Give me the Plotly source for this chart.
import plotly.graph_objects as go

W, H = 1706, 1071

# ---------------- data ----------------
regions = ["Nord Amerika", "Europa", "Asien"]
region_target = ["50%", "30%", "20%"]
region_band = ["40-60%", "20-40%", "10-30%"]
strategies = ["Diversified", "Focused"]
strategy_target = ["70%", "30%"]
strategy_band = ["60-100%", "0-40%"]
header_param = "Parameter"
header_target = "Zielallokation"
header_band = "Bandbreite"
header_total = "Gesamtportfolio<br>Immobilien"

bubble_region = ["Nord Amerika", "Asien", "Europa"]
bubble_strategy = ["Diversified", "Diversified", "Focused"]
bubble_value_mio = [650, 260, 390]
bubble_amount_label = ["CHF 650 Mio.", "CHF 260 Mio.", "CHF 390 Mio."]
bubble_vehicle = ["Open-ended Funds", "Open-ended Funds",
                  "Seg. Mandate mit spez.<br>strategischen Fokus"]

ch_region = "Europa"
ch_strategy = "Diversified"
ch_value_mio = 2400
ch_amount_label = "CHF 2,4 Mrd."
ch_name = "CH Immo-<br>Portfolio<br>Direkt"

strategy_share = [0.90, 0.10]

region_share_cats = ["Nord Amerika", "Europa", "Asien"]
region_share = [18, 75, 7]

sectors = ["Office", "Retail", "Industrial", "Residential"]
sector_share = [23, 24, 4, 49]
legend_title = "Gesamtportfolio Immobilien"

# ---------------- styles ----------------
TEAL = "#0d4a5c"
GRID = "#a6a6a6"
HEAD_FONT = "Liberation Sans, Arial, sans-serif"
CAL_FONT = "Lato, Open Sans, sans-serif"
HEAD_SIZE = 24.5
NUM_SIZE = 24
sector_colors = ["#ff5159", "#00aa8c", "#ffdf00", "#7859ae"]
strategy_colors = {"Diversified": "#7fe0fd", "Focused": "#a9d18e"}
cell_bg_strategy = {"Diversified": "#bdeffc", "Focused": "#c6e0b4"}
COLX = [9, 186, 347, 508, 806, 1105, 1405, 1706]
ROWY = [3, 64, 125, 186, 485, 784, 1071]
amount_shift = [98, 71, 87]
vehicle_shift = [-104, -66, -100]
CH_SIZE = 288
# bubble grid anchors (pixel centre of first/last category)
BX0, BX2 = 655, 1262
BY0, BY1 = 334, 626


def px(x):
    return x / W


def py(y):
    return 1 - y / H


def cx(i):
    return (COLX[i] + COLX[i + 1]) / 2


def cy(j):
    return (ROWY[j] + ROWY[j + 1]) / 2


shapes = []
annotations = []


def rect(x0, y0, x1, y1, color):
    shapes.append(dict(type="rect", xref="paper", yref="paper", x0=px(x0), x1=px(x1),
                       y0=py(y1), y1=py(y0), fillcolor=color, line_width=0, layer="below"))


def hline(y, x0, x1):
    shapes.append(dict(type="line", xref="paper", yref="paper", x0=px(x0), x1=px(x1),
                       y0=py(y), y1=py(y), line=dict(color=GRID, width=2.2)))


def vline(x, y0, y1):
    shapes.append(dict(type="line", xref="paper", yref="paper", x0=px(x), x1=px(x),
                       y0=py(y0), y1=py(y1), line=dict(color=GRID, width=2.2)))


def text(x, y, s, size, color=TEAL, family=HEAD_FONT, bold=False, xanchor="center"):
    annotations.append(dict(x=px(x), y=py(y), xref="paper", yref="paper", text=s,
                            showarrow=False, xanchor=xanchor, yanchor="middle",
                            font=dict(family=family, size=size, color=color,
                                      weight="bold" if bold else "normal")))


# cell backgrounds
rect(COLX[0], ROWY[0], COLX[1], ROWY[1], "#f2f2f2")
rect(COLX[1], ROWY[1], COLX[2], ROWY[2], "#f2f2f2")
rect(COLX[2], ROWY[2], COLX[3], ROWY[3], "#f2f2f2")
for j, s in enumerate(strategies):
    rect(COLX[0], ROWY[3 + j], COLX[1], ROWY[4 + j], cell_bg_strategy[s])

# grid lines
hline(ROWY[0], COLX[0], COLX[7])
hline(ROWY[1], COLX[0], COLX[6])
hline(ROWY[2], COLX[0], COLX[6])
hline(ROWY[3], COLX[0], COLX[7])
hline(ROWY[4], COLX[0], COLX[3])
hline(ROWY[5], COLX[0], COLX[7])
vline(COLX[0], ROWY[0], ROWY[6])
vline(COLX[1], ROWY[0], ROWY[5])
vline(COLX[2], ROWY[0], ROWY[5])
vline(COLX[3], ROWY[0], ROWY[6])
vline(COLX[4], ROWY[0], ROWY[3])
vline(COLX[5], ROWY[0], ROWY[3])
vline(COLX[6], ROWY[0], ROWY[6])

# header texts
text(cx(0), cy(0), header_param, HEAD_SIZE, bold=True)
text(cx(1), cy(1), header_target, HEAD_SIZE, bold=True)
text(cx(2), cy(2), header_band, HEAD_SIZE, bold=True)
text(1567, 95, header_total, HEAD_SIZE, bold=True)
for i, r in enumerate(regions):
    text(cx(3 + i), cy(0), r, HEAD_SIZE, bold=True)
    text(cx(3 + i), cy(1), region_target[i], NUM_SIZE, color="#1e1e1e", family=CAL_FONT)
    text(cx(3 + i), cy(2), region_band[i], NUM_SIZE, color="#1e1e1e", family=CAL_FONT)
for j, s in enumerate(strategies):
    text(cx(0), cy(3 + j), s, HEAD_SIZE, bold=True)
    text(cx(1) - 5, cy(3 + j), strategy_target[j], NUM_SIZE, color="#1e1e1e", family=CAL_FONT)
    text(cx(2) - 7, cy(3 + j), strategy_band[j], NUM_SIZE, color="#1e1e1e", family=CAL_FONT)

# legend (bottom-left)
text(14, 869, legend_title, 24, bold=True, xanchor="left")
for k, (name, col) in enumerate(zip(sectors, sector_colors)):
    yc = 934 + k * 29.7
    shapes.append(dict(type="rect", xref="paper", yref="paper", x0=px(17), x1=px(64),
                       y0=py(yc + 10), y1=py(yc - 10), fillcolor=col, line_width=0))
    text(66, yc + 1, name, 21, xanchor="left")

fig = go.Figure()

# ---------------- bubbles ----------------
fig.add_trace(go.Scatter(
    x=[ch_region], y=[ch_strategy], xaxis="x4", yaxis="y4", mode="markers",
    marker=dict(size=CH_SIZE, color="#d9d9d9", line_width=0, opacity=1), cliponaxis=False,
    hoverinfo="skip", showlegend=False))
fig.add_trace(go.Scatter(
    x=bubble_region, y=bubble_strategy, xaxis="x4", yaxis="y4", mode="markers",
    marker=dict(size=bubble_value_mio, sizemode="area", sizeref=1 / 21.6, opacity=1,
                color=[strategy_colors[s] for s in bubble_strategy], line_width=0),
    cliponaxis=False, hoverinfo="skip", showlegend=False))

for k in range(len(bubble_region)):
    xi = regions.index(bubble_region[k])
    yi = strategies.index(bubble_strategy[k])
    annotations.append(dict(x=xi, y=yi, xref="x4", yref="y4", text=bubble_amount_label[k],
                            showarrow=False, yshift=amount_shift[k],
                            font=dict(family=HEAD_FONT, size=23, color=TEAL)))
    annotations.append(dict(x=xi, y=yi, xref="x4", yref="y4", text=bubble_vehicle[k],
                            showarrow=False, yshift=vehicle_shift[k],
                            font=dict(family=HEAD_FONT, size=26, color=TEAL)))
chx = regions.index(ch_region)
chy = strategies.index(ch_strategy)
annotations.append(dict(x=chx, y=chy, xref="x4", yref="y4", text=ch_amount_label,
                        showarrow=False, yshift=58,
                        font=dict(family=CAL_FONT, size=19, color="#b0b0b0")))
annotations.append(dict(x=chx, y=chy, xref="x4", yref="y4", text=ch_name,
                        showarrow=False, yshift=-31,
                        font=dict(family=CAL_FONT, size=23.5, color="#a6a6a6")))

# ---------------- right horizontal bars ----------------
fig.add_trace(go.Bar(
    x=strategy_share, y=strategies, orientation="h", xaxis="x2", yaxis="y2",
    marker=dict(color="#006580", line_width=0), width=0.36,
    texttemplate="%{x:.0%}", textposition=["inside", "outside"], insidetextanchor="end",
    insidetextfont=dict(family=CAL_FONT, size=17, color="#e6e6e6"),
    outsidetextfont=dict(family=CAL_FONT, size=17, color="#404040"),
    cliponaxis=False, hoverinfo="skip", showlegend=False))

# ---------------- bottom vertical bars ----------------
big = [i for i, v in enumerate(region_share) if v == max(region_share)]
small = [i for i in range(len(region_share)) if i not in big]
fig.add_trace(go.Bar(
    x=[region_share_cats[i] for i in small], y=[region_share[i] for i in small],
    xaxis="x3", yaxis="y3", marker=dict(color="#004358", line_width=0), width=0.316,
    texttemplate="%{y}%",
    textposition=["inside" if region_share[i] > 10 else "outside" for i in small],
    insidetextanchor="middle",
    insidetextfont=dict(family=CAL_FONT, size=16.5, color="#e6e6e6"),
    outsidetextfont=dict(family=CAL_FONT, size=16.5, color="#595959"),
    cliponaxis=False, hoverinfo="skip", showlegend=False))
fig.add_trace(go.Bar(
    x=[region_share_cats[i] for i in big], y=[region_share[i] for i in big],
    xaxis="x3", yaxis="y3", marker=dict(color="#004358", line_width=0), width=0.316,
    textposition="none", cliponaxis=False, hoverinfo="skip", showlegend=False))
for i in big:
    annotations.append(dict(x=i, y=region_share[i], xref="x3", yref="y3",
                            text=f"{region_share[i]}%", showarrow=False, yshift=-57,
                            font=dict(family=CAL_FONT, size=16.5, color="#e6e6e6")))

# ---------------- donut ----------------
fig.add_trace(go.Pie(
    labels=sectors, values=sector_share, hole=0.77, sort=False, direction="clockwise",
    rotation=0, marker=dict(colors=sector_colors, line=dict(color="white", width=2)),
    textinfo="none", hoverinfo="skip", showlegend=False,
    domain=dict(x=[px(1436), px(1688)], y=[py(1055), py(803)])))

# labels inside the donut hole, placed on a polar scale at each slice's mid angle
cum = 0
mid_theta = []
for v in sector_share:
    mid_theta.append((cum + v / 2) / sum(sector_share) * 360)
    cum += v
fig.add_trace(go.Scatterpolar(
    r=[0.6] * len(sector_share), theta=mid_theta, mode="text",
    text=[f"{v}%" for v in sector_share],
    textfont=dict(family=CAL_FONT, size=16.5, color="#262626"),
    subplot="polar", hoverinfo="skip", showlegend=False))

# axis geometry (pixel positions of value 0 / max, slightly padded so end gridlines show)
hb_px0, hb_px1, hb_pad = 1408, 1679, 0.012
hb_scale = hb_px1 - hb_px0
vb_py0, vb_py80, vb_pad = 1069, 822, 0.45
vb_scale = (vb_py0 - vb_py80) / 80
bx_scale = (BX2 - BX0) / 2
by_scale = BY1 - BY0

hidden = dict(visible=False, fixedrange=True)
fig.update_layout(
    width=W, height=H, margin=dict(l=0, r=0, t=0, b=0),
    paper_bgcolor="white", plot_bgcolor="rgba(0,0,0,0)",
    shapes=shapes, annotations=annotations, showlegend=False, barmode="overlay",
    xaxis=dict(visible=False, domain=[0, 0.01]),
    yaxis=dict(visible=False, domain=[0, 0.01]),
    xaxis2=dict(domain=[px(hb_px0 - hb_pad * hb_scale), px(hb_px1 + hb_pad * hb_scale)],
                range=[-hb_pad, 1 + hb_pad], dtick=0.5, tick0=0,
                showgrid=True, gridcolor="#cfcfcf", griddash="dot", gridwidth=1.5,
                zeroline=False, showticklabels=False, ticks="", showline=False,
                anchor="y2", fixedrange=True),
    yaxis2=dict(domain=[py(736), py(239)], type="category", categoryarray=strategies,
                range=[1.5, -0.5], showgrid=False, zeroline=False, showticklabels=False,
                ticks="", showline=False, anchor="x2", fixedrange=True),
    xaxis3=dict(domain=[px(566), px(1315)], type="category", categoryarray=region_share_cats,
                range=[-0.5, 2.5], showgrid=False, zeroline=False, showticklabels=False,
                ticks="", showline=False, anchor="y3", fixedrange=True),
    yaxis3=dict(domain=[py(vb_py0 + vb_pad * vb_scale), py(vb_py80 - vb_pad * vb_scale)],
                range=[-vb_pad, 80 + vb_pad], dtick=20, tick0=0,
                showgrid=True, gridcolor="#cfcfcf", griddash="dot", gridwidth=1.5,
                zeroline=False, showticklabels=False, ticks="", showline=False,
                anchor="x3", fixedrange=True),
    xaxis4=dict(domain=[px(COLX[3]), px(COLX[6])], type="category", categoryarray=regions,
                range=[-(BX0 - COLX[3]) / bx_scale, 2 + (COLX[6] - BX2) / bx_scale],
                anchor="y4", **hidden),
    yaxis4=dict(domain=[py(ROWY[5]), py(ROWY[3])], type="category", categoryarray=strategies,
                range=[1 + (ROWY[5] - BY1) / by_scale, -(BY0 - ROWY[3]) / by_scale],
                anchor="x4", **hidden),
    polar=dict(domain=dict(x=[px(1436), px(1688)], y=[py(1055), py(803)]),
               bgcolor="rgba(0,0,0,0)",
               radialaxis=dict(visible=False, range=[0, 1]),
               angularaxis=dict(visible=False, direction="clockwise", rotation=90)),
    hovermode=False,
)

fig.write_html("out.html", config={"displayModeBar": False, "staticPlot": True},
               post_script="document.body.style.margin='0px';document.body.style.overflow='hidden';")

========

• _TASK DESCRIPTION_:
Include the first line, the line containing "W, H = 1706, 1071", and every line between them, copied exactly from the material above; output no other line.

• _TASK OUTPUT_:
Give me the Plotly source for this chart.
import plotly.graph_objects as go

W, H = 1706, 1071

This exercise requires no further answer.